I was going to write something about how I like criticism but how critics can get insufferable when they demand equal or higher standing than the moviemakers themselves.  Then I realized I was just going to be stealing Peter O'Toole's speech from Ratatouille.  :/
Title: Re: Long Facsinating Essay on the Failure of Modern Film Criticism
Post by: Don Flamenco on May 21, 2009, 12:53:34 PM
wow i killed this thread

sorry :-\


just make another post agreeing with the article and everybody = thread revived!
Title: Re: Long Facsinating Essay on the Failure of Modern Film Criticism
Post by: Tauntaun on May 21, 2009, 12:56:14 PM
wow i killed this thread

sorry :-\

no worries boo,  :-*
Title: Re: Long Facsinating Essay on the Failure of Modern Film Criticism
Post by: Don Flamenco on May 21, 2009, 03:32:31 PM
wow, this article was amazing


I am in agreement.  The rich vocabulary and esoteric observations that are not observable when directly examining the subject matter really gave me the feeling that I simply don't understand the art of telling people whether something is good or bad, which I like.
Title: Re: Long Facsinating Essay on the Failure of Modern Film Criticism
Post by: Great Rumbler on July 06, 2009, 10:34:46 AM
Wait, wait, wait...the original article was by Armond White? THE Armond White? The same Armond White that loved Land of the Lost, Indiana Jones and the Kingdom of the Crystal Skull, Transformers 2 and Terminator Salvation but hated Iron Man, The Dark Knight, Star Trek, and Hellboy 2? That loved Dance Flick and Bedtime Stories but hated Up, WALL-E and The Hangover? That hated The Wrestler, Gran Torino, Milk, Slumdog Millionaire, Encounters at the End of the World, In Bruges, There Will Be Blood, Sweeney Todd, Before the Devil Knows Your Dead, Zodiac, Gone Baby Gone, Michael Clayton, The Assassination of Jesse James, Eastern Promies, 3:10 to Yuma, Doubt, Stardust, Hairspray, Knocked Up and Sunshine but loved War, I Now Pronounce You Chuck and Larry, and Fantastic Four 2? THAT Armond White?
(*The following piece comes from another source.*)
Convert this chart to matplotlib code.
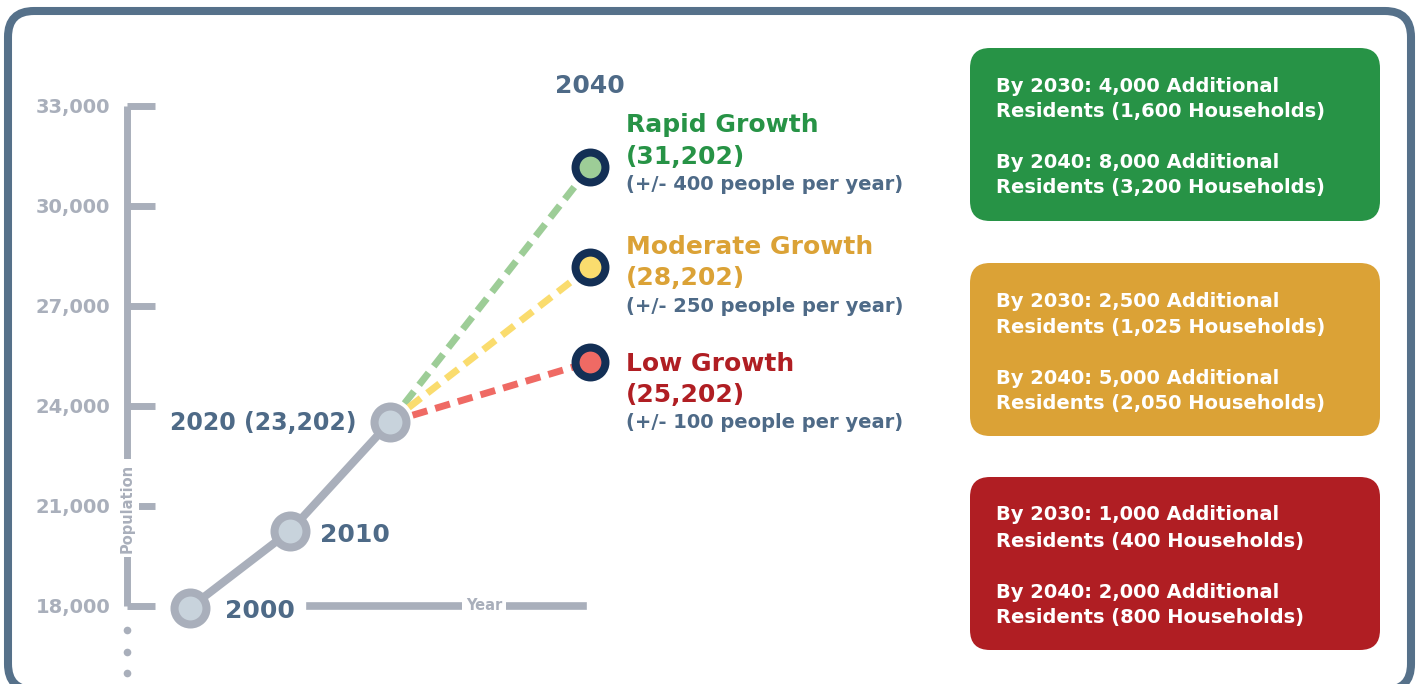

 :lol :lol :lol :lol :lol :lol :lol :lol :lol :lol :lol :lol :lol :lol :lol :lol :lol :lol :lol :lol
Title: Re: Long Facsinating Essay on the Failure of Modern Film Criticism
Post by: Great Rumbler on July 06, 2009, 01:55:50 PM
 :lol

Land of the Lost:

Quote
Instead of shouting, “Eureka!” Rick Marshall (Will Ferrell) exclaims, “Capt. Kirk’s nipples!” Is that enough to ride the coattails of the much-inferior Star Trek movie?

Quote
Yet pop-culture affection is felt consistently from Ferrell’s homages— to both A Chorus Line and Cher’s “Believe”—to McBride (the white Mike Epps) enjoying a time-warp benefit that could have come from a classic Hope-Crosby road movie.

Up:

Quote
All this deflated cinema and Pixarism mischaracterizes what good animation can be, as in Coraline, Monster House, Chicken Little,Teacher’s Pet,The Iron Giant).

Quote
This way, Pixar disgraces and delimits the animated film as a mushy, silly pop form.What used to be ridiculed as sentimental excess in old Disney animation now comes disguised in the latest technology— which excites consumerist audiences who revere technology as the true achievement of capitalism, if not Americanism.

Dark Knight:

Quote
We’re way beyond film noir here. The Dark Knight has no black-and-white moral shading. Everything is dark, the tone glibly nihilistic (hip) due to The Joker’s rampage that brings Gotham City to its knees—exhausting the D.A. and nearly wearing-out Batman’s arsenal of expensive gizmos. Nolan isn’t interested in providing James Bond–style gadgetry for its own ingenious wonder; rather, these crime battle accoutrements evoke Zodiac-style “process” (part of the futility and dread exemplified by the constantly outwitted police). This pessimism links Batman to our post-9/11 anxiety by escalating the violence quotient, evoking terrorist threat and urban helplessness. And though the film’s violence is hard, loud and constant, it is never realistic—it fabricates disaster simply to tease millennial death wish and psychosis.

Watching psychic volleys between Batman, Dent and The Joker (there’s even a love quadrangle that includes Maggie Gyllenhaal’s slouchy Assistant D.A., Rachel Dawes) is as fraught and unpleasurable as There Will Be Blood with bat wings. This sociological bloodsport shouldn’t be acceptable to any thinking generation.

There hasn’t been so much pressure to like a Batman movie since street vendors were selling bootleg Batman T-shirts in 1989. If blurbs like “The Dark Knight creates a place where good and evil—expected to do battle—decide instead to get it on and dance” sound desperate, it’s due to the awful tendency to convert criticism into ad copy—constantly pandering to Hollywood’s teen demographic. This not only revamps ideas of escapist entertainment; like Nolan, it corrupts them.

Quote
But how great of an actor was Ledger to accept this trite material in the first place?
Title: Re: Long Facsinating Essay on the Failure of Modern Film Criticism
Post by: recursivelyenumerable on July 06, 2009, 05:54:01 PM
i always wondered if he was doing a self-conscious parody of contrarian film criticism.  i'm waiting for his giant YHBT declaration.